Many earnest people are endeavouring to prove that the war is fulfilling the prophecies of the Revelation, but this we believe is a vain attempt and can only discredit the Word in the estimation of unbelievers, and do injury to themselves. The fact is that the present period is not the subject of what is properly called prophecy. It is an interval in the dealings of God with the world in which He is not publicly intervening in its affairs, but is gathering His church out of it. The great change comes in Revelation 4, where a door is opened in heaven, and John hears a voice saying, "Come up hither." The voice was, as it were, a trumpet. This is in contrast to the noise of thunder of chapter 6; there it is the opening of the judgment seals, here it is a summons; and we believe this to set forth in figure the call of the saints of God from earth to heaven — when "the Lord shall descend from heaven with a shout, with the voice of the archangel and the trump of God" (1 Thess. 4). From this time onward the true church is no more seen on earth; the interval of which we have spoken has terminated, and God begins to deal with the nations of the world.
John was called to see "the things that must be hereafter." He had been told in chapter 1 to write "the things that are and the things that shall be hereafter." The former are the things that belong to the church's sojourn on earth, the latter are the things that cannot take place until the true church is removed to heaven.
Another thing which shows that it is here in this chapter that a change takes place in God's Ways is that He is addressed as Lord God Almighty, Jehovah, Elohim, Shaddai — these names set forth the characters in which He had revealed Himself in relation to earth in the Old Testament; they are not the way in which He is known by us in Christianity, for now we know Him as the God and Father of our Lord Jesus Christ. The family formed by this revelation must be completed and will be gathered in heaven, the Father's house on high, when God reverts to these former names and shows Himself as the Creator, the Maker of Promises to men, and the Supreme Governor over all the earth.
And lastly He is worshipped as the Creator for whose pleasure all things were made.
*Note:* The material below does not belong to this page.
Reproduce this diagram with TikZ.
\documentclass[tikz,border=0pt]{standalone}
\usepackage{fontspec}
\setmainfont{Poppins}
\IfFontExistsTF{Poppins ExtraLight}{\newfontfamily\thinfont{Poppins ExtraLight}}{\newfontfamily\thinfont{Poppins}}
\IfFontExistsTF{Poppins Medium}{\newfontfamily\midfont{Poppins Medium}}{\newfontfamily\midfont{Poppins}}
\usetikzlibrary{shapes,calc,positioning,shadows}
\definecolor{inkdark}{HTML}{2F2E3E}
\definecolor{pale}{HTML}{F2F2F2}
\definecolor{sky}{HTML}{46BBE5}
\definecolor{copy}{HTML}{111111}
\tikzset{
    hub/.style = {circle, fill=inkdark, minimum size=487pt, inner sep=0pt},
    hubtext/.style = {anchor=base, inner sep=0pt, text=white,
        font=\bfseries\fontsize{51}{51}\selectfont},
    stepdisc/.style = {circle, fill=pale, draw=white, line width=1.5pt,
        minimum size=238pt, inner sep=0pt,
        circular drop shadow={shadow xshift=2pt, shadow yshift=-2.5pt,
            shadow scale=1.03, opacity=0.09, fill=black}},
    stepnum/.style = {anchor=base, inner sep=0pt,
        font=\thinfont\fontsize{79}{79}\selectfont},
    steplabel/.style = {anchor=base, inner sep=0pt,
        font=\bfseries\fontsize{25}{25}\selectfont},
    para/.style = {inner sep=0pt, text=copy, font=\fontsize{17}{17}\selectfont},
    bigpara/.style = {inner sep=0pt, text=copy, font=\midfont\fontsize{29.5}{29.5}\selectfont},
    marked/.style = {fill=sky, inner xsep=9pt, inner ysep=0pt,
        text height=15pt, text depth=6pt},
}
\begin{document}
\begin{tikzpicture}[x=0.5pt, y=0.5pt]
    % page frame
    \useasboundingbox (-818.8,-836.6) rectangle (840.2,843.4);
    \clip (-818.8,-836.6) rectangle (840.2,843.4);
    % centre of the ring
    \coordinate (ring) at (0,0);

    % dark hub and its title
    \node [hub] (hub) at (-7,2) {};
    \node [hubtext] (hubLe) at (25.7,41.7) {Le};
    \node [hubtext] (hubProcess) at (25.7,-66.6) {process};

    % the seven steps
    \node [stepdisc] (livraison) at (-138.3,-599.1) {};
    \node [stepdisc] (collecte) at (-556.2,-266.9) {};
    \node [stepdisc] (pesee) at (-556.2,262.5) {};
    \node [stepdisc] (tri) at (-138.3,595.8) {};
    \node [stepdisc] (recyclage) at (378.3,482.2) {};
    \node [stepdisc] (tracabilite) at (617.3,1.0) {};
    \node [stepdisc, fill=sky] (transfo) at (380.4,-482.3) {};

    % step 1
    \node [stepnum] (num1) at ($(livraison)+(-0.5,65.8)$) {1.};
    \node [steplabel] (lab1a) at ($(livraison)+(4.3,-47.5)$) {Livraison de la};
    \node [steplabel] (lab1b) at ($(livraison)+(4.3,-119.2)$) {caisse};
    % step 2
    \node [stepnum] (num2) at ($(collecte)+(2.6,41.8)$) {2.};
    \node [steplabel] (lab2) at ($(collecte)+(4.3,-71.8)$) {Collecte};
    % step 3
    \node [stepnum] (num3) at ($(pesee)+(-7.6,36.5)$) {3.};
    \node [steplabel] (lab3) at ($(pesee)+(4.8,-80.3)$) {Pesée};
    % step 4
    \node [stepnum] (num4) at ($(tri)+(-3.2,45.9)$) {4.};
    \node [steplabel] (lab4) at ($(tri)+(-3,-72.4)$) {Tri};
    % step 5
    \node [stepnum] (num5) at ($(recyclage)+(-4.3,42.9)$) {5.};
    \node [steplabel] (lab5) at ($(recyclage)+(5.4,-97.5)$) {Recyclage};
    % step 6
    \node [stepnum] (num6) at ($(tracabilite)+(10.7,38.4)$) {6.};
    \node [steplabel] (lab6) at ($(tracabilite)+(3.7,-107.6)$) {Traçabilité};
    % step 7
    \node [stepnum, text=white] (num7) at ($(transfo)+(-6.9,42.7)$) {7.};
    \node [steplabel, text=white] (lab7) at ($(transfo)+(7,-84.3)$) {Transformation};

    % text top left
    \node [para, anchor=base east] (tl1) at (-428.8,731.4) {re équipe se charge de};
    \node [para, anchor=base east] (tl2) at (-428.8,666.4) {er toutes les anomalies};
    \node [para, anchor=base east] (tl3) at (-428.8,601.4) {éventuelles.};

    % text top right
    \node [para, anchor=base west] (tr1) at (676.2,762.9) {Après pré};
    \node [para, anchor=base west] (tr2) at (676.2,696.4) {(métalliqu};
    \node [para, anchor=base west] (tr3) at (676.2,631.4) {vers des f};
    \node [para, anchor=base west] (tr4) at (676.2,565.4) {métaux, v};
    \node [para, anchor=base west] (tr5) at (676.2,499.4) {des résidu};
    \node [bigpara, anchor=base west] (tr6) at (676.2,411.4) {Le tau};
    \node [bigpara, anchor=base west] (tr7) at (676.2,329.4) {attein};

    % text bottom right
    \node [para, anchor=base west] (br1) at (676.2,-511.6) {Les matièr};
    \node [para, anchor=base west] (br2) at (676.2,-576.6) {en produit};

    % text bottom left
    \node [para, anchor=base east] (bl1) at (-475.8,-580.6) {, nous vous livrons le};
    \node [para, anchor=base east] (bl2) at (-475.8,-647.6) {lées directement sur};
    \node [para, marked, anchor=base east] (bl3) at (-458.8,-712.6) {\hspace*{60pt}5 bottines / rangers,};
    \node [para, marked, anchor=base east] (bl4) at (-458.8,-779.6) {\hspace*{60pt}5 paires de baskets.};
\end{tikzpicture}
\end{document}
It is evident from this that He is about to put creation in order and make it suitable for His pleasure. He is, as here presented, about to take hold of His inheritance, but He is not doing this now. Now He is taking hold of his heirs — we, who know Him as Father, who can cry, "Abba, Father," because we have received the spirit of adoption, are heirs of God and joint-heirs with Christ Jesus. And in this present period God is gathering out of this world His heirs and preparing them for the inheritance, when they are all gathered and completed He will take hold of the inheritance and prepare it for them. We speak of the inheritance on the earthly side of it, the heavenly is already "reserved" for us (1 Peter 1:4). And it is in connection with this that the awful events depicted in the Revelation take place. The fifth chapter gives greater emphasis to the fact that this period has closed and another opened, but more of that in another paper.
Is the Prussian War-Lord the Beast?
One reason why people are deceived into supposing that this is the great war that shall end war is that certain features of the beast of Revelation 13 — the head of the to-be-revived Roman Empire — seem to be present in Prussian militarism and its head. But this is not singular, nor is it the first time that these features have appeared. Wherever there has been great power without the guiding wisdom from on high, and ambition for world empire, they have been present. The great characteristics of the Spanish Empire of the sixteenth century — arrogance, persecution of God's people, lust for power, and the determination to crush out or enslave all who opposed its will, are all to be fully developed in the beast. In the seventeenth century Louis the Great of France, perhaps in a lesser measure, exhibited these same features. In the nineteenth century Napoleon appeared, and though he was not a persecutor, yet he, more than any who went before him, exhibited features associated with the beast in so much that he was popularly supposed to be he; but he was not, nor is the Prussian Kaiser; indeed, his country lies outside the bounds of the Old Roman Empire over which the beast is to be head. It is interesting, and not a little remarkable, that Britain, in the providence of God, should have been the power largely responsible for the defeat of all these great forces of the past.
The fact is that the devil has always been on the look out for a man of sufficiently vast ambitions and powerful personality to whom he can give his power and energy, in the hope of holding the world against God. He had the audacity to approach the Lord Himself in the wilderness with this very proposition, with what result we know. No man great enough to play the part has yet appeared, nor has the time come for God to permit him to appear, for the Holy Ghost who hinders is still here, and He will hinder till he be taken out of the way (2 Thess. 2:7). Then Satan's plans will develop speedily and the great superman will be ready to his hand. And when he does appear the kings of Western Europe will not fight against him, but will yield homage to him, and help him in all his projects (Rev. 17:12-13). He will meet his terrible doom in the lake of fire (Rev. 19).